My point in relating these incidents is that I have always been more fascinated with snakes than apprehensive of them. That was why I had remained so motionless that day by the creek, so that the snake would not try to escape and I could get a really good look at it.

Snakes seem to have gotten a bad rap over time, at least in our Western culture. Maybe it goes back to the whole Adam and Eve thing in the Garden of Eden.

The old cowboy movies, where some guy in a white cowboy hat and a pearl-handled six gun shoots a rattler just as it is about to strike at the heroine, didn’t do much for the snake’s reputation either.

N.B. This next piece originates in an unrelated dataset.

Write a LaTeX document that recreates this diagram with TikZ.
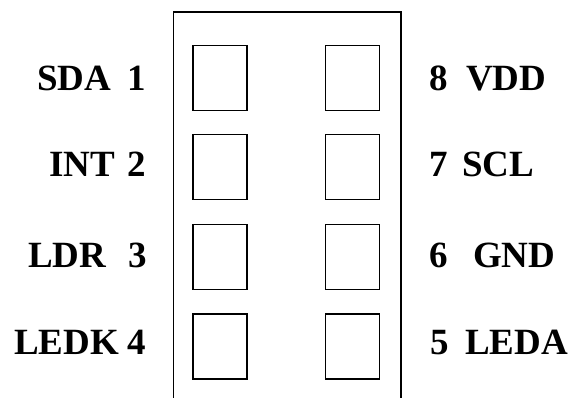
\documentclass[tikz,border=0pt]{standalone}
\usepackage{fontspec}
\setmainfont{Liberation Serif}
\begin{document}
\begin{tikzpicture}[x=1pt,y=-1pt,
  pad/.style={draw,line width=1.4pt,minimum width=54pt,minimum height=65pt,inner sep=0pt,anchor=north west},
  lbl/.style={inner sep=0pt,font=\fontsize{37}{37}\selectfont\bfseries},
  lw/.style={lbl,anchor=base west},
  le/.style={lbl,anchor=base east}]
\useasboundingbox (0,0) rectangle (571,398);
% body outline, open at the bottom
\coordinate (bl) at (173.5,398);
\coordinate (tl) at (173.5,12);
\coordinate (tr) at (400.7,12);
\coordinate (br) at (400.7,398);
\draw[line width=1.6pt] (bl) -- (tl) -- (tr) -- (br);
% pads
\node[pad] (p1) at (192.3,44.7) {};
\node[pad] (p2) at (192.3,133.6) {};
\node[pad] (p3) at (192.3,223.7) {};
\node[pad] (p4) at (192.3,313.3) {};
\node[pad] (p8) at (325,44.7) {};
\node[pad] (p7) at (325,133.6) {};
\node[pad] (p6) at (325,223.7) {};
\node[pad] (p5) at (325,313.3) {};
% left labels
\node[lw] (sda) at (37,90.5) {SDA};
\node[le] (n1) at (146,90.5) {1};
\node[lw] (int) at (49,177) {INT};
\node[le] (n2) at (146,177) {2};
\node[lw] (ldr) at (28,268) {LDR};
\node[le] (n3) at (147,268) {3};
\node[lw] (ledk) at (14,355) {LEDK};
\node[le] (n4) at (146,355) {4};
% right labels
\node[lw] (n8) at (429,90.5) {8};
\node[lw] (vdd) at (466,90.5) {VDD};
\node[lw] (n7) at (429,177) {7};
\node[lw] (scl) at (462,177) {SCL};
\node[lw] (n6) at (429,268) {6};
\node[lw] (gnd) at (473,268) {GND};
\node[lw] (n5) at (430,355) {5};
\node[lw] (leda) at (465,355) {LEDA};
\end{tikzpicture}
\end{document}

Any way you look at it, instead of admiring such beautiful creatures, too many kids nowadays are more likely to be frightened of a snake and run away from it or, worse, they might grab a stick and try to kill it. I have witnessed drivers swerve to run over a snake crossing a road.

Another time when I was a kid, I was out riding my bike and I saw a friend of mine up ahead. We would sometimes go fishing together.

As I was trying to catch up to him I saw him swerve at the last second and ride right over a garter snake that was sunning itself along the trail that led down to the creek.

He sped off while I stopped and got off my bike to look at he snake. Its back appeared broken but it was still alive.

I picked it up and sat under a tree looking at it, hoping it would somehow repair itself and I could return it to the wild. It curled itself up on the ground beside me and died.

It’s funny how a small incident like that can stay with you for the rest of your life. I have never forgotten it. At least it did not die alone.